António Matos foi um dos quatro perseguidos e que há cerca de um mês estava em negociações com a entidade patronal tendo em vista o despedimento por comum acordo.
Os fatídicos dias que o funcionário passou na nova ‘cela laboral’ foram o seu limite, “as pressões eram bastantes e não havia outra solução, mas tenteidefender o posto de trabalho até à última”, declarou.
Foi de dentro dessa sala sem electricidade, através de um computador portátil (ligado a bateria, já que ali não havia electricidade), que António Matos conseguiu denunciar a situação à ACT (Autoridade para as Condições de Trabalho).
Acabou por assinar a documentação que a empresa lhe apresentou, garantindo o subsídio de desemprego e a indemnização de 30 dias por ano de serviço sobre o vencimento, prémio de assiduidade e isenção de horário.
Actualmente, o seu posto de trabalho “já foi ocupado por uma funcionária mais nova”, o que foi possível porque o trabalhador assinou o despedimento.
Com 48 anos, esta foi a entidade patronal para a qual António Matos sempre trabalhou. Junta-se à esposa no desemprego, mantendo a seu encargo dois filhos,
um estudante universitário, outro no Ensino Secundário.

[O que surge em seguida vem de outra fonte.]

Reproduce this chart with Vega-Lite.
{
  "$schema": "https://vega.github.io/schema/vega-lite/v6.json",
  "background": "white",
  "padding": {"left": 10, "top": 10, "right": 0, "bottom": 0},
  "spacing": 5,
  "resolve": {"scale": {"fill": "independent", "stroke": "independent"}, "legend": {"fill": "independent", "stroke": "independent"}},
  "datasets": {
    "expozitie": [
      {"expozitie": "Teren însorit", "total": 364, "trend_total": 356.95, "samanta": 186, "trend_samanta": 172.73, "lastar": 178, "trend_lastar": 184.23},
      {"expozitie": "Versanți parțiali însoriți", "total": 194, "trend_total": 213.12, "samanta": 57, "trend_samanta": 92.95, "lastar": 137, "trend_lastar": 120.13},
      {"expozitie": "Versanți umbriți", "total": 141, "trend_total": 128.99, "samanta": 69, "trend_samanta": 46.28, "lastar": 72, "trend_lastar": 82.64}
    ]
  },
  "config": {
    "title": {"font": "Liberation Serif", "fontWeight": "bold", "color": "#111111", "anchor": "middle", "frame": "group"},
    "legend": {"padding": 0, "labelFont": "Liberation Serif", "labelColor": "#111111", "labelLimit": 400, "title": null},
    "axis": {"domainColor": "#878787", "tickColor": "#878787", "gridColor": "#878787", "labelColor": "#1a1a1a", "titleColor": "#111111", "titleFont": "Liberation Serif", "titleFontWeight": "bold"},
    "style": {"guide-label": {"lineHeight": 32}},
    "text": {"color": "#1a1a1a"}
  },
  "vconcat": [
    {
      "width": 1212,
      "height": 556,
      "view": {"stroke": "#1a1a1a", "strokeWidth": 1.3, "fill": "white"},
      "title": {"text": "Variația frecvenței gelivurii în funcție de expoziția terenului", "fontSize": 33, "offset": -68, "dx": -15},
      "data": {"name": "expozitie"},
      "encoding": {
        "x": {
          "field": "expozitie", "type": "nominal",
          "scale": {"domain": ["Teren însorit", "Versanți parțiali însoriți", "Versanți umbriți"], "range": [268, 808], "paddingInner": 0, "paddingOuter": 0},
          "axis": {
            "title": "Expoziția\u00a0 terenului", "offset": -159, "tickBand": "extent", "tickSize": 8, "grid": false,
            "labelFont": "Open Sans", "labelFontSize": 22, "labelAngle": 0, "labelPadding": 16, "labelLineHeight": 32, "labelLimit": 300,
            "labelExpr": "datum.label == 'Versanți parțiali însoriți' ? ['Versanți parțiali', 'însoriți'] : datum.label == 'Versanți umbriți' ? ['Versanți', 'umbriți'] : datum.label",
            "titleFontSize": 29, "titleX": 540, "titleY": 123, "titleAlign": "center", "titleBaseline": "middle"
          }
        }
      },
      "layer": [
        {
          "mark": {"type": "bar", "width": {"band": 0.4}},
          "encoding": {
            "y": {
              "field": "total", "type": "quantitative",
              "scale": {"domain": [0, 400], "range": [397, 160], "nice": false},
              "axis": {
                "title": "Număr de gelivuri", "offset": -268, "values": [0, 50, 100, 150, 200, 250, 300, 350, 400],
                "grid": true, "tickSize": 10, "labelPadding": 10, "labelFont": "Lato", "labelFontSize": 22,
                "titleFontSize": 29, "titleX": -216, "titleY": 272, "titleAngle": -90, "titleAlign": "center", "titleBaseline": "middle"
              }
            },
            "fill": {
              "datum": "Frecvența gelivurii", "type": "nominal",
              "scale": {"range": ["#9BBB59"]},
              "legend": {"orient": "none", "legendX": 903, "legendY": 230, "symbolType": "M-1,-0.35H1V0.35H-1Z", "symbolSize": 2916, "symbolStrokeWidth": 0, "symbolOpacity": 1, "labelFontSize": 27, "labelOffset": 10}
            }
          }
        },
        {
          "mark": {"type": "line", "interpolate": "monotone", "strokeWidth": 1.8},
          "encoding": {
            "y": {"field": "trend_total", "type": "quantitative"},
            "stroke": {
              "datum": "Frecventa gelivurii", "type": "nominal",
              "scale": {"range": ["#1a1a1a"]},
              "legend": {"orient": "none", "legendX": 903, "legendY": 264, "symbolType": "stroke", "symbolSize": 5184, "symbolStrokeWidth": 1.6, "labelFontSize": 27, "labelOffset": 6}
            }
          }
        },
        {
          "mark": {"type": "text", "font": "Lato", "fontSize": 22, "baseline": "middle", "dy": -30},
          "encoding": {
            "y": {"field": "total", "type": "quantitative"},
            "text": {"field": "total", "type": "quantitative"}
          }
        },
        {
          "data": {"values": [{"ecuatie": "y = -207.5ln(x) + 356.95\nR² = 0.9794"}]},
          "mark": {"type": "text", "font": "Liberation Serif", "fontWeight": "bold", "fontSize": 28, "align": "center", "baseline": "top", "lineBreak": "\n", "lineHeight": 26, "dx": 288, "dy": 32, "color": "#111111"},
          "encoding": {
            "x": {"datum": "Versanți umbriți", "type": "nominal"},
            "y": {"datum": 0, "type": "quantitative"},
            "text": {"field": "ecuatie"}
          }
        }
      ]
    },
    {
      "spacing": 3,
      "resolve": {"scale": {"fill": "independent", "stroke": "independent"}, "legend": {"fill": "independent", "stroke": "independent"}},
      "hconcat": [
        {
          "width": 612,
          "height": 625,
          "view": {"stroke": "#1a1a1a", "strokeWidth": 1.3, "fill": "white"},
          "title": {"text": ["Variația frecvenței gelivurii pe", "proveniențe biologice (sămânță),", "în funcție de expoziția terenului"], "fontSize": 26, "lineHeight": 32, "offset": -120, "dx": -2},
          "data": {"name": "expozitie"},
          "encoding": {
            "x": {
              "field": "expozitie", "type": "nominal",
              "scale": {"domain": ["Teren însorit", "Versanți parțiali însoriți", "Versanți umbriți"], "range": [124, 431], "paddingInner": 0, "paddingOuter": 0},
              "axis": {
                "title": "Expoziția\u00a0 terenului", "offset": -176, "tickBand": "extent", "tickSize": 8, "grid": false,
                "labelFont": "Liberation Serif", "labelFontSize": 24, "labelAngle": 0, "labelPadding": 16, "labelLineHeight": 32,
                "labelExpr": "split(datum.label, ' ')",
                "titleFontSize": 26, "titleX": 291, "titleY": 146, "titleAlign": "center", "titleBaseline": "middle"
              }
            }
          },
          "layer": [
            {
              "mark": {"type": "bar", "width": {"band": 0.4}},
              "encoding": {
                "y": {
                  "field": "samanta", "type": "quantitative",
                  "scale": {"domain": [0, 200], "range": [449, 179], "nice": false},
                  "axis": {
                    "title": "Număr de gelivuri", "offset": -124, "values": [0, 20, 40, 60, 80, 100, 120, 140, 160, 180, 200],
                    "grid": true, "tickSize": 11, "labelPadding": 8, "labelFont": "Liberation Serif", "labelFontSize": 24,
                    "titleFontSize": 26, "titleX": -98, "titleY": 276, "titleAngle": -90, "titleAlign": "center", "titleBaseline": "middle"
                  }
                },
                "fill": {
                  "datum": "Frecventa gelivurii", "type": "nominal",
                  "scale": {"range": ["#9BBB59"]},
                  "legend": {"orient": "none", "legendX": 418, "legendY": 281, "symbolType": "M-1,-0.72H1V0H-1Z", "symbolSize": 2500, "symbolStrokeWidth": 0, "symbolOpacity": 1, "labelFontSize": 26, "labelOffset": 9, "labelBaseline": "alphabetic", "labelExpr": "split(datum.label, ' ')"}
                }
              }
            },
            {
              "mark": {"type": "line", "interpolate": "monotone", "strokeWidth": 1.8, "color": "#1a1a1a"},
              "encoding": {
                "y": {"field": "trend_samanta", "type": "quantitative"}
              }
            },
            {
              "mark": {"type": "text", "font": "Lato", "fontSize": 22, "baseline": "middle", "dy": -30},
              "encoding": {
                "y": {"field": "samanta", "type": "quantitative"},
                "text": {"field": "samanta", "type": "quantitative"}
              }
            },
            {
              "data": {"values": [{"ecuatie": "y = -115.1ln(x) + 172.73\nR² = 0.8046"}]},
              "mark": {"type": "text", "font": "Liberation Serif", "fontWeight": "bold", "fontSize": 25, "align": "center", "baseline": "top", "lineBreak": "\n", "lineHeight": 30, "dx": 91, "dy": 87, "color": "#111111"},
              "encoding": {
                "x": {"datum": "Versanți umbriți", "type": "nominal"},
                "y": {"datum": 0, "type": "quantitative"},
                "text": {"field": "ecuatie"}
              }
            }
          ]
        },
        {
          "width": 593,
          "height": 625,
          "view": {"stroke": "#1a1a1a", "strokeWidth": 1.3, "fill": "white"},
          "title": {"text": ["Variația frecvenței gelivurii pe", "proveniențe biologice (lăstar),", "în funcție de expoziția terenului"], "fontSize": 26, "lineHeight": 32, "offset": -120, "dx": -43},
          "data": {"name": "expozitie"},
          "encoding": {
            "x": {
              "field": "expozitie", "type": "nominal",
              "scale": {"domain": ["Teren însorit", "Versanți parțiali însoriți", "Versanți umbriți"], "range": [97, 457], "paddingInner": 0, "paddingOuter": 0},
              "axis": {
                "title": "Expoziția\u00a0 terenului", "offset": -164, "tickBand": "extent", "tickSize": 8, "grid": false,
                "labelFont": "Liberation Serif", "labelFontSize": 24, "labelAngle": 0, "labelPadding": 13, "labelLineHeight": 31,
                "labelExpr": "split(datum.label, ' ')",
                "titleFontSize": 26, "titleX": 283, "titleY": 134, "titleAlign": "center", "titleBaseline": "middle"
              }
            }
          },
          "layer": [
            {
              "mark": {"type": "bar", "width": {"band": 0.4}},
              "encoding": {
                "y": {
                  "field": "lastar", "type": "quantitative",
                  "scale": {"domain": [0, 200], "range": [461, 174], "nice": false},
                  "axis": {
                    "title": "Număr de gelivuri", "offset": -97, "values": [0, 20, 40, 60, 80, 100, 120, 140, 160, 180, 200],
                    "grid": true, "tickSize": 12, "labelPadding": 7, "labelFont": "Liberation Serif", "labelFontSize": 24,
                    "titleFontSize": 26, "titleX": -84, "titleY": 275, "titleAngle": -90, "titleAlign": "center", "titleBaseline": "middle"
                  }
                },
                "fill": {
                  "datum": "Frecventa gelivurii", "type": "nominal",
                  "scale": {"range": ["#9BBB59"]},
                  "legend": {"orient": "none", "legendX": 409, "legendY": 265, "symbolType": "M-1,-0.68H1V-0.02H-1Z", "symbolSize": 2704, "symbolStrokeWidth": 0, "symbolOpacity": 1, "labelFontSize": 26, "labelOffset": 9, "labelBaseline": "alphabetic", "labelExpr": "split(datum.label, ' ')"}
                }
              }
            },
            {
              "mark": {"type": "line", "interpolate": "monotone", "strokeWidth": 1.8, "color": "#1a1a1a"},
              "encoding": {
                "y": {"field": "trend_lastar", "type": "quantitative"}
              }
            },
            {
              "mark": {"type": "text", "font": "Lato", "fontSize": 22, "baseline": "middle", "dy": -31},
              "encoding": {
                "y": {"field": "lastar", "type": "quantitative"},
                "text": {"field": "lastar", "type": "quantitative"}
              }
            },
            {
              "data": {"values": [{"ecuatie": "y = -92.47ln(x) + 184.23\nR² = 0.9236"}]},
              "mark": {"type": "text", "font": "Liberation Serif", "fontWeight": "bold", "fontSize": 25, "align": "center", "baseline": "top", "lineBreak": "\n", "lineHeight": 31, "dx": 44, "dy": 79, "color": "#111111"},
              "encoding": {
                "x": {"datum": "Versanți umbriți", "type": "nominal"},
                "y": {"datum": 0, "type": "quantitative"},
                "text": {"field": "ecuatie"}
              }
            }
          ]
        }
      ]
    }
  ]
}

“Não sou sindicalista,sou sindicalizado!”
Mais tarde, Matos Gouveia terá lido uma ‘newsletter’ interna onde os trabalhadores sindicalizados eram chamados de “ovelhas negras”, que “ainda seriam desmascaradas”.
“Ouvi dizer que fui perseguido por ser sindicalista”, explicou, “mas não sou sindicalista, sou sindicalizado! Nunca conheci nenhum sindicalista na empresa,
mas mesmo que o fosse não seria crime nenhum”…

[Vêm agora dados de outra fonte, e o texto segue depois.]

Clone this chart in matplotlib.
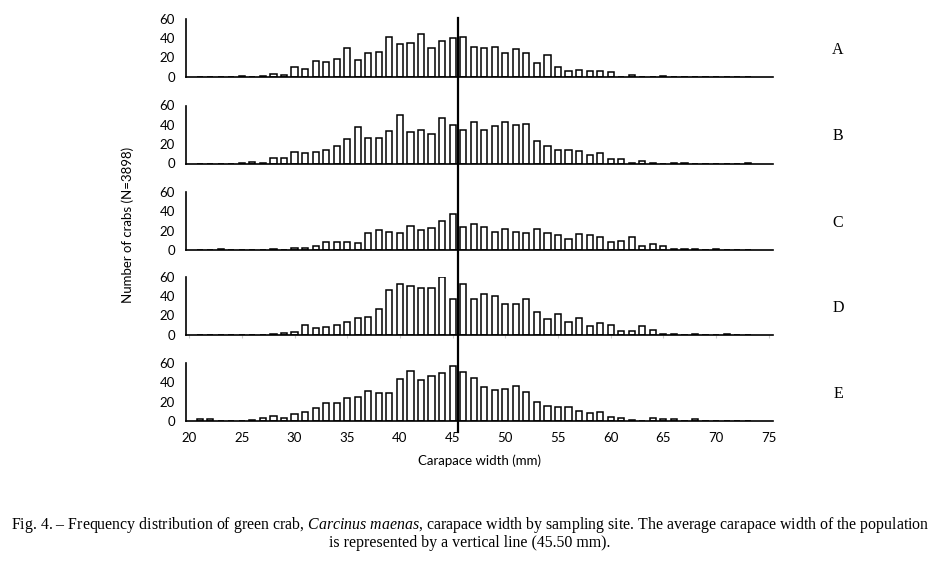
import numpy as np
import matplotlib
matplotlib.use("Agg")
import matplotlib.pyplot as plt
from matplotlib.lines import Line2D
from matplotlib.transforms import blended_transform_factory

plt.rcParams.update({
    "font.family": "Lato",
    "mathtext.fontset": "custom",
    "mathtext.rm": "Liberation Serif",
    "mathtext.it": "Liberation Serif:italic",
})

# carapace width classes (mm), 21..73
width_mm = list(range(21, 74))

site_a = [0, 0, 0, 0, 1, 0, 1, 3, 2, 10, 8, 16, 15, 18, 30, 17, 24, 25, 41, 34,
          35, 44, 30, 37, 40, 41, 31, 30, 31, 24, 28, 24, 14, 22, 10, 6, 7, 6, 6, 5,
          0, 2, 0, 0, 1, 0, 0, 0, 0, 0, 0, 0, 0]
site_b = [0, 0, 0, 0, 1, 2, 1, 6, 6, 12, 11, 12, 14, 18, 25, 38, 26, 26, 34, 50,
          33, 35, 31, 47, 40, 35, 43, 35, 39, 43, 40, 41, 23, 18, 14, 14, 13, 9, 11, 5,
          5, 1, 3, 1, 0, 1, 1, 0, 0, 0, 0, 0, 1]
site_c = [0, 0, 1, 0, 0, 0, 0, 1, 0, 2, 2, 4, 8, 8, 8, 7, 18, 21, 19, 18,
          25, 21, 23, 30, 37, 24, 27, 24, 19, 22, 19, 18, 22, 18, 16, 11, 17, 16, 13, 8,
          9, 13, 4, 6, 4, 1, 1, 1, 0, 1, 0, 0, 0]
site_d = [0, 0, 0, 0, 0, 0, 0, 1, 2, 3, 10, 7, 8, 10, 13, 17, 18, 26, 46, 52,
          50, 48, 48, 60, 37, 52, 37, 42, 40, 32, 32, 37, 23, 16, 21, 13, 17, 9, 12, 10,
          4, 4, 9, 5, 1, 1, 0, 1, 0, 0, 1, 0, 0]
site_e = [2, 2, 0, 0, 0, 1, 3, 5, 3, 7, 9, 13, 19, 19, 24, 25, 31, 29, 29, 43,
          52, 42, 47, 50, 57, 51, 44, 35, 32, 33, 36, 30, 20, 16, 14, 14, 10, 8, 9, 4,
          3, 1, 0, 3, 2, 2, 0, 2, 0, 0, 0, 0, 0]

sites = ["A", "B", "C", "D", "E"]
site_counts = [site_a, site_b, site_c, site_d, site_e]
mean_width = 45.5
x_ticks = [20, 25, 30, 35, 40, 45, 50, 55, 60, 65, 70, 75]
y_ticks = [0, 20, 40, 60]

W, H = 939, 570
fig = plt.figure(figsize=(W / 100, H / 100), dpi=100)
fig.patch.set_facecolor("white")

bases = [76.5, 163.5, 250, 334.5, 421]   # pixel rows of each x axis
panel_h = 58
left, right = 186, 773

axes = []
for i, (name, counts) in enumerate(zip(sites, site_counts)):
    ax = fig.add_axes([left / W, 1 - bases[i] / H, (right - left) / W, panel_h / H])
    ax.bar(width_mm, counts, width=0.58, facecolor="white",
           edgecolor="black", linewidth=1.1)
    ax.set_xlim(19.7, 75.4)
    ax.set_ylim(0, 60)
    ax.set_yticks(y_ticks)
    ax.set_xticks(x_ticks)
    for s in ["top", "right"]:
        ax.spines[s].set_visible(False)
    for s in ["left", "bottom"]:
        ax.spines[s].set_linewidth(1.2)
    ax.tick_params(axis="y", length=0, pad=8, labelsize=9.5)
    if i == 4:
        ax.tick_params(axis="x", length=0, pad=8, labelsize=9.5)
    elif i == 3:
        ax.tick_params(axis="x", length=2, color="#cccccc", labelbottom=False)
    else:
        ax.tick_params(axis="x", length=0, labelbottom=False)
    ax.patch.set_alpha(0)
    fig.text(838 / W, 1 - (bases[i] - 27) / H, name, family="Liberation Serif",
             fontsize=11.5, ha="center", va="center")
    axes.append(ax)

# average width line across all panels
trans = blended_transform_factory(axes[-1].transData, fig.transFigure)
fig.add_artist(Line2D([mean_width, mean_width], [1 - 432 / H, 1 - 18 / H],
                      transform=trans, color="black", lw=1.6))

fig.text(480 / W, 1 - 461 / H, "Carapace width (mm)", fontsize=9.5,
         ha="center", va="center")
fig.text(128 / W, 1 - 225 / H, "Number of crabs (N=3898)", fontsize=9.5,
         ha="center", va="center", rotation=90)

caption = ("Fig. 4. \u2013 Frequency distribution of green crab, $\\it{Carcinus\\ maenas}$, "
           "carapace width by sampling site. The average carapace width of the population\n"
           "is represented by a vertical line (45.50 mm).")
fig.text(470 / W, 1 - 533 / H, caption, family="Liberation Serif", fontsize=11.4,
         ha="center", va="center", multialignment="center", linespacing=1.05)

fig.savefig("out.png", dpi=100, facecolor="white")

Tudo aconteceu numa quintafeira em que “a administração chamou quatro trabalhadores e
informou-nos que nos seria retirada a isenção de horário”. Os quatro resistiram, não assinaram o documento e foram mandados para casa. Só um deles deverá aceitar as condições, que entretanto foram alteradas, e se deve manter em funções na empresa.

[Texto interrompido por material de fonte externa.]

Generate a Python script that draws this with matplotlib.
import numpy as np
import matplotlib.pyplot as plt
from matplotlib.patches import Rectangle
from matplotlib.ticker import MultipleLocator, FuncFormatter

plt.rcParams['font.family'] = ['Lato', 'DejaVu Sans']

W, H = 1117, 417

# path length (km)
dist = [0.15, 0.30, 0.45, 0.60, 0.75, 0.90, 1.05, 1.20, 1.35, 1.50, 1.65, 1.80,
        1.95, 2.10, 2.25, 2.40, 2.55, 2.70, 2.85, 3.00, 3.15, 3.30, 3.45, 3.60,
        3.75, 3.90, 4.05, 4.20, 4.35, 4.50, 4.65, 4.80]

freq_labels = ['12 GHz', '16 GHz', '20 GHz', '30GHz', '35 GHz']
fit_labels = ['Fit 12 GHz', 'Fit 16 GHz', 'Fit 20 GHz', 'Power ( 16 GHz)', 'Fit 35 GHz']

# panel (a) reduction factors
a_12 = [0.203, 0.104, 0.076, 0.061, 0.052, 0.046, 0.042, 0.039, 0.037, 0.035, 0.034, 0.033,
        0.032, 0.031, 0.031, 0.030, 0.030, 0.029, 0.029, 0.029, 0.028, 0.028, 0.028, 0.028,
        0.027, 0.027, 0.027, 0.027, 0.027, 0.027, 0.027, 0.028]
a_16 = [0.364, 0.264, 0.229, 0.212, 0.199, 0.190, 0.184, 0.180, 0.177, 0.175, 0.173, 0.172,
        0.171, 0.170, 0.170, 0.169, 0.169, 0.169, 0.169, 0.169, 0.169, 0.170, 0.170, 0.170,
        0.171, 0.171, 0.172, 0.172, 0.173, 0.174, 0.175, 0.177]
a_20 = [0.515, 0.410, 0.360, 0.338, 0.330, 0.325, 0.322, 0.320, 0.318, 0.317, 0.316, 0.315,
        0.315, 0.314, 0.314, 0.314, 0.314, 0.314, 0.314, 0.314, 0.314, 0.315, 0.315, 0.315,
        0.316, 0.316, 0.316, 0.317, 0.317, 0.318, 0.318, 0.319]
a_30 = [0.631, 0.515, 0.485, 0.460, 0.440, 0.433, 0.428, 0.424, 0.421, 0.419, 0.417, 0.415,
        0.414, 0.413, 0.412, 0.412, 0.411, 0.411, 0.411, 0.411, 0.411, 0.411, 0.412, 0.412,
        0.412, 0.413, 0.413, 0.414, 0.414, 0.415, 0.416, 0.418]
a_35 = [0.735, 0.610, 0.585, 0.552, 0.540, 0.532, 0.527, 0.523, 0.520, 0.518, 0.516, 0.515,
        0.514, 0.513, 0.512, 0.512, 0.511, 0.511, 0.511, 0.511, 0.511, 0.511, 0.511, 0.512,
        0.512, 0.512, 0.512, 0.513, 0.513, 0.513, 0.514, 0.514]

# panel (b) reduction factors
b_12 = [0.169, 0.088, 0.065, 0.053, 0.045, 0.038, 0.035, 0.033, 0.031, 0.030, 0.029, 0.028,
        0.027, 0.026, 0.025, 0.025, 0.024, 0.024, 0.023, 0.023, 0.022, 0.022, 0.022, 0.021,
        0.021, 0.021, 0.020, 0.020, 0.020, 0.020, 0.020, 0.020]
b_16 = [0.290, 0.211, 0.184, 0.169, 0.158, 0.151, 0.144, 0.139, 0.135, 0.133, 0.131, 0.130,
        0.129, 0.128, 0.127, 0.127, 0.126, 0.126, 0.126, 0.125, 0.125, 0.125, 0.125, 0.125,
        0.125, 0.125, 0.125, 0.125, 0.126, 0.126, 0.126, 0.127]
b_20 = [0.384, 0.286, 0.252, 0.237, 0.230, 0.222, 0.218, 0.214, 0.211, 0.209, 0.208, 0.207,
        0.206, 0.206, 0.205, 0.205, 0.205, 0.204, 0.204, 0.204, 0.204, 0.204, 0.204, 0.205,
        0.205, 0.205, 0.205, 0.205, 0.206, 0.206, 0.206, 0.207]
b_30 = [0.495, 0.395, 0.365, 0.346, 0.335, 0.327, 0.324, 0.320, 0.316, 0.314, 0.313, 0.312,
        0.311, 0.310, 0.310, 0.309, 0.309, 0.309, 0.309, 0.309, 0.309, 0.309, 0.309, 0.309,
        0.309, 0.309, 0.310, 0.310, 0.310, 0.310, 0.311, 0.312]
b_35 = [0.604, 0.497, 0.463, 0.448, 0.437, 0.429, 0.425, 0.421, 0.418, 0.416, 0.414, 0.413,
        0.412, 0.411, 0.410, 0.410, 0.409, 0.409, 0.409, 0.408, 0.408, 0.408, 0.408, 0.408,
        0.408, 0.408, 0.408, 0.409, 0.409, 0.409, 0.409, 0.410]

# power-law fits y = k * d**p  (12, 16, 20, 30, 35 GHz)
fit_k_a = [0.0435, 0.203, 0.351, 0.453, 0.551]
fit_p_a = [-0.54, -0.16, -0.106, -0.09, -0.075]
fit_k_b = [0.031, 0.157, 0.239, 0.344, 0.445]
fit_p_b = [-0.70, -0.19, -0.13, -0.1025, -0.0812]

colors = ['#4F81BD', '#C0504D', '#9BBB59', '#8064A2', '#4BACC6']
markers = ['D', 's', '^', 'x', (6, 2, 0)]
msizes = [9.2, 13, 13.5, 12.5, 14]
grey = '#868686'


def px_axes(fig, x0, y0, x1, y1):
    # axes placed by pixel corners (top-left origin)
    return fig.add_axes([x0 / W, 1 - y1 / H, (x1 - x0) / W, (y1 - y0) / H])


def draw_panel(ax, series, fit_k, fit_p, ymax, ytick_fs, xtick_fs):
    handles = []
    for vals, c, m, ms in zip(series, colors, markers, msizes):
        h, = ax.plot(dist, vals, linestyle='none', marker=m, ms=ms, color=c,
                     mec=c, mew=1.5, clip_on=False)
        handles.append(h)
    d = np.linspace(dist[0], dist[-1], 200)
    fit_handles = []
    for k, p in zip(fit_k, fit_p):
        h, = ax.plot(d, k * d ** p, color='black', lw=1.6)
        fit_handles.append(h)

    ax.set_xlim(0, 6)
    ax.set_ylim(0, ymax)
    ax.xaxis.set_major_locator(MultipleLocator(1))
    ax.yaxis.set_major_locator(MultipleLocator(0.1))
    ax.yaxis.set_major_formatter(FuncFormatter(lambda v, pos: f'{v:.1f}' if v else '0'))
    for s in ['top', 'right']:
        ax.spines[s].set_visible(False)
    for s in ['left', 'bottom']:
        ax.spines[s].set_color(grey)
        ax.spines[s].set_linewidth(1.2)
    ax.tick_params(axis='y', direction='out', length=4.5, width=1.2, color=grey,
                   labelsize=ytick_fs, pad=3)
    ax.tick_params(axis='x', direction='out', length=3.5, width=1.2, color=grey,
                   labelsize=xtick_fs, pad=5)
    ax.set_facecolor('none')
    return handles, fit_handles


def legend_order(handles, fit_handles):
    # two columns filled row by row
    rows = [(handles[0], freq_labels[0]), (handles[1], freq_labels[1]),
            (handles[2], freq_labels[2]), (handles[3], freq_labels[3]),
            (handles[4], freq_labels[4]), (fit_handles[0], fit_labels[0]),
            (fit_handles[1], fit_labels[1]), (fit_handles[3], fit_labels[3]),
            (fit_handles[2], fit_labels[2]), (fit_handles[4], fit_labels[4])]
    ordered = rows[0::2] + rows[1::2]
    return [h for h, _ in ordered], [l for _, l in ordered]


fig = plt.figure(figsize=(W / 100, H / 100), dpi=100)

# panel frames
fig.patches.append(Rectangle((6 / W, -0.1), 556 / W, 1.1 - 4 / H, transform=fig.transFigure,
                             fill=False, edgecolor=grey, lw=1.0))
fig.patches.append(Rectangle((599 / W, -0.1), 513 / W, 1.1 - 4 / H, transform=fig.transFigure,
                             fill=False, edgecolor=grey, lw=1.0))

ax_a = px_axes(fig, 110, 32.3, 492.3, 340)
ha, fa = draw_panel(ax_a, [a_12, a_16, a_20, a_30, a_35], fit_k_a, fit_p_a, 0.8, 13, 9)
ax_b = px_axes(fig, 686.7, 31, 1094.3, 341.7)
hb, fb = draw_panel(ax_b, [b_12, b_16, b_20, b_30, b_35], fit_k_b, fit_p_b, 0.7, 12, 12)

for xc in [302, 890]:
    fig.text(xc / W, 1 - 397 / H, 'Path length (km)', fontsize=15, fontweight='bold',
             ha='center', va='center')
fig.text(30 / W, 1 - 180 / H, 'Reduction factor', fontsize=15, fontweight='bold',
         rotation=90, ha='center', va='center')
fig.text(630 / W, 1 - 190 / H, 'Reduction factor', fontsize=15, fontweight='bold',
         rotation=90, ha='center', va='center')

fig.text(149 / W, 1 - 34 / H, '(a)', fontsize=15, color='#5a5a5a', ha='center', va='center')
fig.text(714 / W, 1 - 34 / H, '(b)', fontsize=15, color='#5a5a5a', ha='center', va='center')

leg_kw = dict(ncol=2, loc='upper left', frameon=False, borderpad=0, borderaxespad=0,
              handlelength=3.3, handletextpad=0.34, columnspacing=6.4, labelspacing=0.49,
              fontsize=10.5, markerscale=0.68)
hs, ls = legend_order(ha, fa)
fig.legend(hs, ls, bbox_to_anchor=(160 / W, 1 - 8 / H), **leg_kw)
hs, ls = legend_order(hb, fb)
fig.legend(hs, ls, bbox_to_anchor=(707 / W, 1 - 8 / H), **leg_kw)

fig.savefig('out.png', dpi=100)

O seu caso “foi o mais extremo”, mas os antigos colegas de trabalho partilham agora o drama do desemprego, um encarregado geral com 25 anos de casa e um mecânico com 28 ou 29. O último está tão revoltado “que disse que vai devolver a medalha que lhe foi entregue pela empresa no almoço de Natal”.
No seu entender, “a empresa não tem noção das nossas idades e não tem em consideração o drama social que hoje se vive”.
“Há ali tantos sinais vivos de riqueza e cortam os direitos à rapaziada!”
Em alguns sítios da internet visualizam-se anúncios de emprego para postos de trabalho disponíveis na TGA em Sines e Beja.
Já em Sesimbra, está instaurado um clima de medo, “a empresa disse que não paga horas
extraordinárias e chegou mesmo a ameaçar cortar os prémios de produtividade e transformá-los em bancos de horas”. Quem não cumprir ou se manifestar contra,
segue para a referida lista das “ovelhas negras”…
Se acredita que a empresa está realmente numa má condição financeira? “Não acredito que esteja em risco, penso que ali há uma má gestão de recursos”, o que é visível ao olhar para o parque automóvel da empresa, “têm topos de gama, Porshes, eles nem
sequer fazem por disfarçar os luxos que têm”…
Segundo fonte na Teodoro, esta Páscoa os responsáveis da empresa terão ido passar as férias da Páscoa às Caraíbas, coisa que Matos Gouveia não confirma ou desmente, “porque já lá não estava, mas em Dezembro um dos rapazes casou e foi fazer a despedida de solteiro nos estados Unidos da América”.
Foi com algum receio que Matos Gouveia fez o seu depoimento, “receio de ao denunciar vir a sofrer represálias”. Os seus 50 anos são um obstáculo para conseguir um
novo emprego, mas para além das pressões de que foi alvo, outra revolta o
consome: “como é que há ali tantos sinais vivos de riqueza e cortam os direitos à rapaziada?”.
As Ovelhas negras
Na newsletter da TGA, à qual o Nova Morada teve acesso por via de outra fonte, o presidente do Conselho de Administração da empresa, Teodoro Alho, reafirma o “bom relacionamento entre todos os colaboradores (…) e costumamos dizer que são almoços
da família TGA”.
Pouco depois, Teodoro Alho indica que “como em todas as famílias há sempre ovelhas negras, conjuntamente com alguém do sindicato”, que “quiseram desferir na nossa empresa através de panfletos do sindicato e com comunicado de pasquim ao serviço”.
O documento conclui com “àqueles que são cobardes, que não dão a cara, que estão na sombra, aconselhamos a procurarem outra empresa onde se sintam bem, porque mais tarde ou mais cedo serão desmascarados”.
Por coincidência na mesma semana o jornal Sesimbrense, que numa carta ao nosso
jornal foi exemplificado, como “um jornal Democrático,” fundado por Teodoro Gomes
Alho. O administrador faz uma entrevista promocional da sua empresa, como um exemplo de resistência à crise e salvaguarda dos postos de trabalho, justificando prejuízos na empresa por culpa dos Polacos, dos franceses e outros.